In truth, all the students managed to achieve is a 1-0 against older values. They stuck their middle finger at the history books, but who hasn’t?
This is not an isolated case, however. In fact, it is in line with a trend that started to gain traction around the 2000s. The history is incompatible with the present, as they say. It must be torn down. It’s exactly why there are petitions to rename buildings such as the iconic Wills’ Memorial Building in Bristol. It’s why there are those that ask for Nelson’s column to come tumbling down. It’s the incessant demand that we are to live in a tolerant utopia, not erecting statues of those who maybe, perhaps, at one time disagreed with 2018.
But why oppose it? Why write an article going against it? Surely tolerance is a good thing; it should be celebrated and those that oppose it shut up, right? Well, to me it seems emblematic of something far greater than just merely renaming buildings. It screams to me of this constant trend of always searching for the political, always looking for something to disagree with. Nelson’s column no longer stands as the symbol for naval dexterity and heroism, but an incompatible past. It’s the reclaiming of history. Actually, more harrowingly, it’s the wiping out of history and replacing it with one a little more palatable.
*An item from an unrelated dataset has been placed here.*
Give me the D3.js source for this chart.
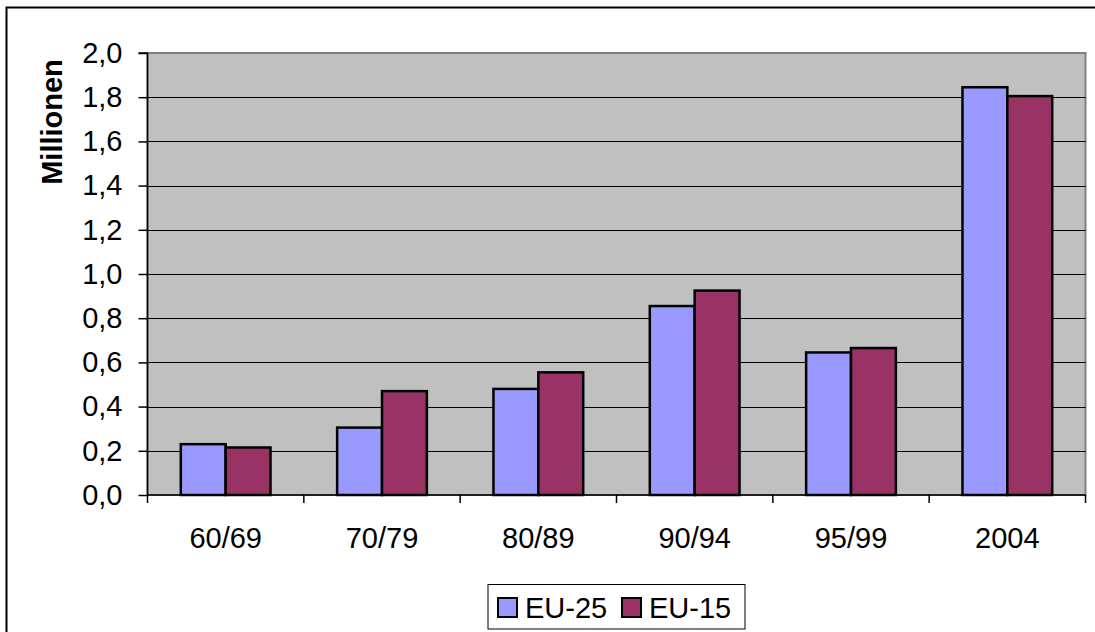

When the Nazis took over and made sure that any book posing as a slight disagreement to their own twisted ideology be burned, we rightly called out with disgust their authoritarian ways. But now, for some reason, the left has adopted a similar kind of scheme. Shut up anything that doesn’t agree with us, get rid of it, put a sock in it, burn it, block it, report it, ‘I’m offended’ it. What are we doing? Must we stifle everything? The left used to champion the right to freedom of expression, of speech, of going against authoritarianism and totalitarianism – the very right to exist. Now it seems caught up in its own net of one-upmanship.
Not only that but it creates a world in which seems tangibly false. The world isn’t as racist as it seems. People do not gather round Nelson’s column with triangular hats and a cross, nor, I presume, do people of colour shriek of fear when looking up at Nelson’s Column. These constant assumptions of victimhood, this infantile calling out of everything, is ridiculous and has to stop.
Yes, protest. Yes, be angry at the world. But please do it at things that are worth protesting, that are worth being angry about. Otherwise, it brings shame to those who worked the hardest for your right to do it.